Task instructions. Copy the data exactly as it appears, and do not include any pictures.

Raw data.

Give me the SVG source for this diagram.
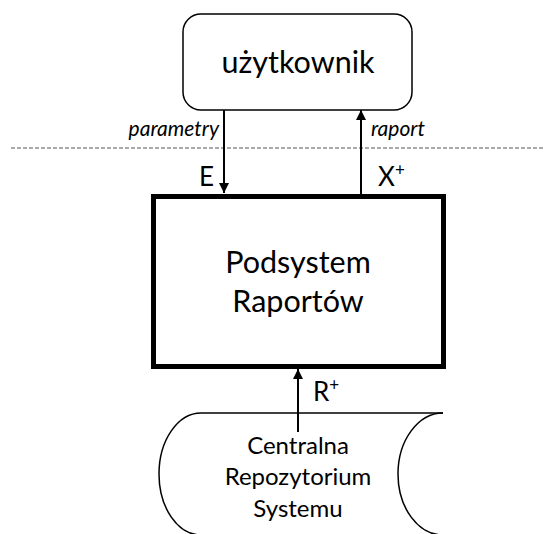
<svg xmlns="http://www.w3.org/2000/svg" width="544" height="534" viewBox="0 0 544 534">
<style>
text{font-family:Lato,"Open Sans","DejaVu Sans",sans-serif;fill:#000}
.big{font-size:30.5px}
.lbl{font-size:26px}
.sup{font-size:17px}
.it{font-size:21px;font-style:italic}
.db{font-size:24px}
.ln{stroke:#000;stroke-width:2;fill:none}
</style>
<defs>
<marker id="ah" viewBox="0 0 10 10" refX="10" refY="5" markerWidth="10" markerHeight="10" markerUnits="userSpaceOnUse" orient="auto">
<path d="M0,0 L10,5 L0,10 z" fill="#000"/>
</marker>
</defs>
<line x1="11" y1="148" x2="544" y2="148" stroke="#555" stroke-width="1" stroke-dasharray="4 2"/>
<g id="uzytkownik">
<rect x="183" y="14" width="229" height="96" rx="18" ry="18" fill="#fff" stroke="#000" stroke-width="1.5"/>
<text class="big" x="298" y="73" text-anchor="middle">użytkownik</text>
</g>
<g id="podsystem">
<rect x="153.5" y="196.5" width="290" height="170" fill="#fff" stroke="#000" stroke-width="5"/>
<text class="big" x="298" y="273" text-anchor="middle">Podsystem</text>
<text class="big" x="298" y="312" text-anchor="middle">Raportów</text>
</g>
<g id="repozytorium">
<path d="M443,413 L201,413 A42,61 0 0 0 201,535 L443,535" fill="#fff" stroke="#000" stroke-width="1.5"/>
<path d="M443,413 A45,61 0 0 0 443,535" fill="none" stroke="#000" stroke-width="1.5"/>
<text class="db" x="298" y="454" text-anchor="middle">Centralna</text>
<text class="db" x="298" y="485" text-anchor="middle">Repozytorium</text>
<text class="db" x="298" y="517" text-anchor="middle">Systemu</text>
</g>
<g id="connectors">
<line class="ln" x1="224" y1="110" x2="224" y2="193" marker-end="url(#ah)"/>
<line class="ln" x1="361" y1="194" x2="361" y2="110" marker-end="url(#ah)"/>
<line class="ln" x1="298" y1="432" x2="298" y2="369" marker-end="url(#ah)"/>
<text class="it" x="219" y="136" text-anchor="end">parametry</text>
<text class="it" x="371" y="136">raport</text>
<text class="lbl" x="199" y="186">E</text>
<text class="lbl" x="378" y="186">X<tspan class="sup" dy="-10">+</tspan></text>
<text class="lbl" x="313" y="401">R<tspan class="sup" dy="-10">+</tspan></text>
</g>
</svg>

Task response.
Give me the SVG source for this diagram.
<svg xmlns="http://www.w3.org/2000/svg" width="544" height="534" viewBox="0 0 544 534">
<style>
text{font-family:Lato,"Open Sans","DejaVu Sans",sans-serif;fill:#000}
.big{font-size:30.5px}
.lbl{font-size:26px}
.sup{font-size:17px}
.it{font-size:21px;font-style:italic}
.db{font-size:24px}
.ln{stroke:#000;stroke-width:2;fill:none}
</style>
<defs>
<marker id="ah" viewBox="0 0 10 10" refX="10" refY="5" markerWidth="10" markerHeight="10" markerUnits="userSpaceOnUse" orient="auto">
<path d="M0,0 L10,5 L0,10 z" fill="#000"/>
</marker>
</defs>
<line x1="11" y1="148" x2="544" y2="148" stroke="#555" stroke-width="1" stroke-dasharray="4 2"/>
<g id="uzytkownik">
<rect x="183" y="14" width="229" height="96" rx="18" ry="18" fill="#fff" stroke="#000" stroke-width="1.5"/>
<text class="big" x="298" y="73" text-anchor="middle">użytkownik</text>
</g>
<g id="podsystem">
<rect x="153.5" y="196.5" width="290" height="170" fill="#fff" stroke="#000" stroke-width="5"/>
<text class="big" x="298" y="273" text-anchor="middle">Podsystem</text>
<text class="big" x="298" y="312" text-anchor="middle">Raportów</text>
</g>
<g id="repozytorium">
<path d="M443,413 L201,413 A42,61 0 0 0 201,535 L443,535" fill="#fff" stroke="#000" stroke-width="1.5"/>
<path d="M443,413 A45,61 0 0 0 443,535" fill="none" stroke="#000" stroke-width="1.5"/>
<text class="db" x="298" y="454" text-anchor="middle">Centralna</text>
<text class="db" x="298" y="485" text-anchor="middle">Repozytorium</text>
<text class="db" x="298" y="517" text-anchor="middle">Systemu</text>
</g>
<g id="connectors">
<line class="ln" x1="224" y1="110" x2="224" y2="193" marker-end="url(#ah)"/>
<line class="ln" x1="361" y1="194" x2="361" y2="110" marker-end="url(#ah)"/>
<line class="ln" x1="298" y1="432" x2="298" y2="369" marker-end="url(#ah)"/>
<text class="it" x="219" y="136" text-anchor="end">parametry</text>
<text class="it" x="371" y="136">raport</text>
<text class="lbl" x="199" y="186">E</text>
<text class="lbl" x="378" y="186">X<tspan class="sup" dy="-10">+</tspan></text>
<text class="lbl" x="313" y="401">R<tspan class="sup" dy="-10">+</tspan></text>
</g>
</svg>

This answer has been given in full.